= Kastuś Akuła =

Belarusian writer

Kastuś Akuła (Кастусь Акула, November 16, 1925 - January 29, 2008) was a Belarusian writer. After serving in the military during World War II, in 1947 he moved to Canada, where he was one of the founders of the Belarusian Canadian Alliance, and its first chairman.
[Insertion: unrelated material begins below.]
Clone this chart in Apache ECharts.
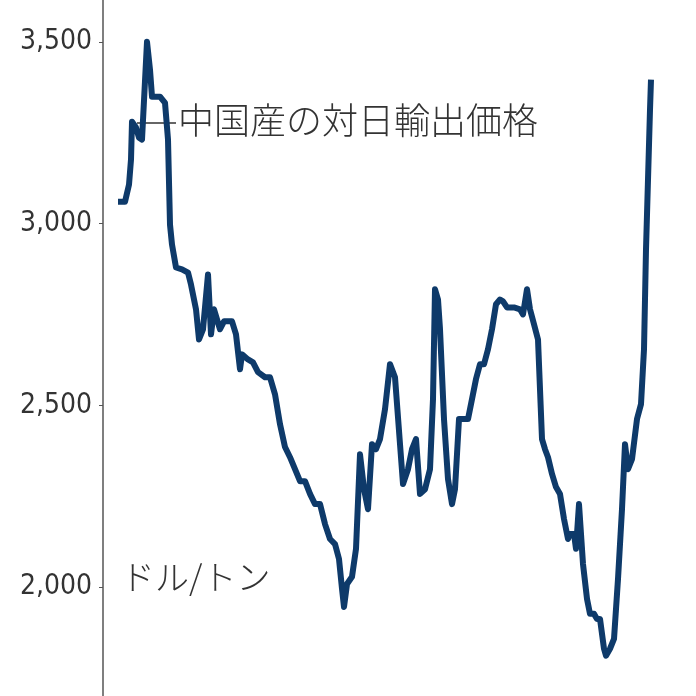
<!DOCTYPE html>
<html><head><meta charset="utf-8">
<script src="https://cdn.jsdelivr.net/npm/echarts@6/dist/echarts.min.js"></script>
<style>html,body{margin:0;padding:0;background:#fff}#c{width:696px;height:696px}</style>
</head><body><div id="c"></div>
<script>
const xs=[0,7,11,13,14,18,21,24,29,32,34,42,47,50,52,54,58,64,70,73,78,81,85,90,93,96,99,102,106,114,118,122,124,130,135,140,147,152,157,162,167,172,177,182,187,192,197,202,207,212,217,221,224,226,229,234,238,242,246,250,254,258,262,267,272,277,282,285,290,294,298,302,307,312,315,317,320,322,326,330,334,337,341,346,350,354,358,362,366,370,374,378,382,385,389,396,402,405,409,412,416,420,424,427,430,434,438,442,446,450,452,456,458,461,465,469,472,476,479,482,486,488,492,496,500,504,507,510,514,519,523,526,528,530,532,533];
const values=[3060,3060,3107,3176,3280,3264,3236,3231,3500,3423,3349,3349,3332,3231,2997,2942,2879,2874,2865,2832,2764,2681,2709,2860,2695,2764,2736,2709,2731,2731,2695,2599,2640,2626,2618,2591,2577,2577,2530,2448,2385,2357,2324,2291,2291,2256,2228,2228,2173,2132,2118,2077,1995,1945,2008,2028,2105,2365,2269,2214,2393,2379,2407,2489,2613,2577,2393,2283,2324,2379,2407,2256,2269,2324,2517,2819,2791,2709,2462,2297,2228,2269,2462,2462,2462,2517,2572,2613,2613,2654,2709,2778,2791,2786,2769,2769,2764,2750,2819,2764,2723,2681,2407,2379,2357,2311,2275,2256,2187,2132,2146,2146,2105,2228,2063,1967,1926,1926,1912,1912,1830,1811,1830,1857,2022,2214,2393,2324,2352,2462,2503,2654,2929,3121,3313,3396];
const yTicks=[2000,2500,3000,3500];
const title='中国産の対日輸出価格', unit='ドル/トン';
const data=xs.map((x,i)=>[x,values[i]]);
const ch=echarts.init(document.getElementById('c'));
const font='"Liberation Sans Narrow","DejaVu Sans Condensed","Noto Sans",sans-serif';
ch.setOption({
 animation:false,
 grid:{left:103,right:40,top:0,bottom:0},
 xAxis:{type:'value',min:-15,max:538,show:false},
 yAxis:{type:'value',min:1700,max:3615,
  axisLine:{show:true,onZero:false,lineStyle:{color:'#555',width:1.5}},
  axisTick:{show:true,length:4,customValues:yTicks,lineStyle:{color:'#555'}},
  splitLine:{show:false},
  axisLabel:{color:'#333',fontSize:28,fontFamily:font,margin:11,customValues:yTicks}},
 series:[{type:'line',data:data,symbol:'none',lineStyle:{color:'#0e3a6a',width:6,join:'round'}}],
 graphic:[
  {type:'line',shape:{x1:137,y1:123,x2:176,y2:123},style:{stroke:'#333',lineWidth:1.5}},
  {type:'text',left:178,top:102,style:{text:title,fontSize:36,fill:'#333',fontFamily:'"Noto Sans CJK JP",sans-serif',fontWeight:300}},
  {type:'text',left:121,top:560,style:{text:unit,fontSize:34,fill:'#333',fontFamily:'"Noto Sans CJK JP",sans-serif',fontWeight:300}}
 ]
});
</script></body></html>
He was a prolific contributor to the magazine Zvažaj!. His first work of prose, Zmaharnyja darohi, reveals an insight into Belarusian life during World War II.
In the Belarusian Soviet Socialist Republic, the publication of his works was banned: many Belarusian Soviet writers wrote open letters against him, calling him “an agent of the CIA,” “paid liberator of Belarus,” and “crazy anti-Soviet.” During the Expo 67 exhibition in Montreal, Kastus organized a protest against the USSR, starting to shout anti-Soviet slogans and scatter brochures. This was noted by Alexei Kosygin, and the police soon detained him. In 1992, he visited his historical homeland for the first time, but after 1995 his books again ceased to be published.

He died on January 29, 2008, in Toronto.

==See also==
=== Archives ===
There is a Kastus Akula fonds at Library and Archives Canada. The archival reference number is R4885.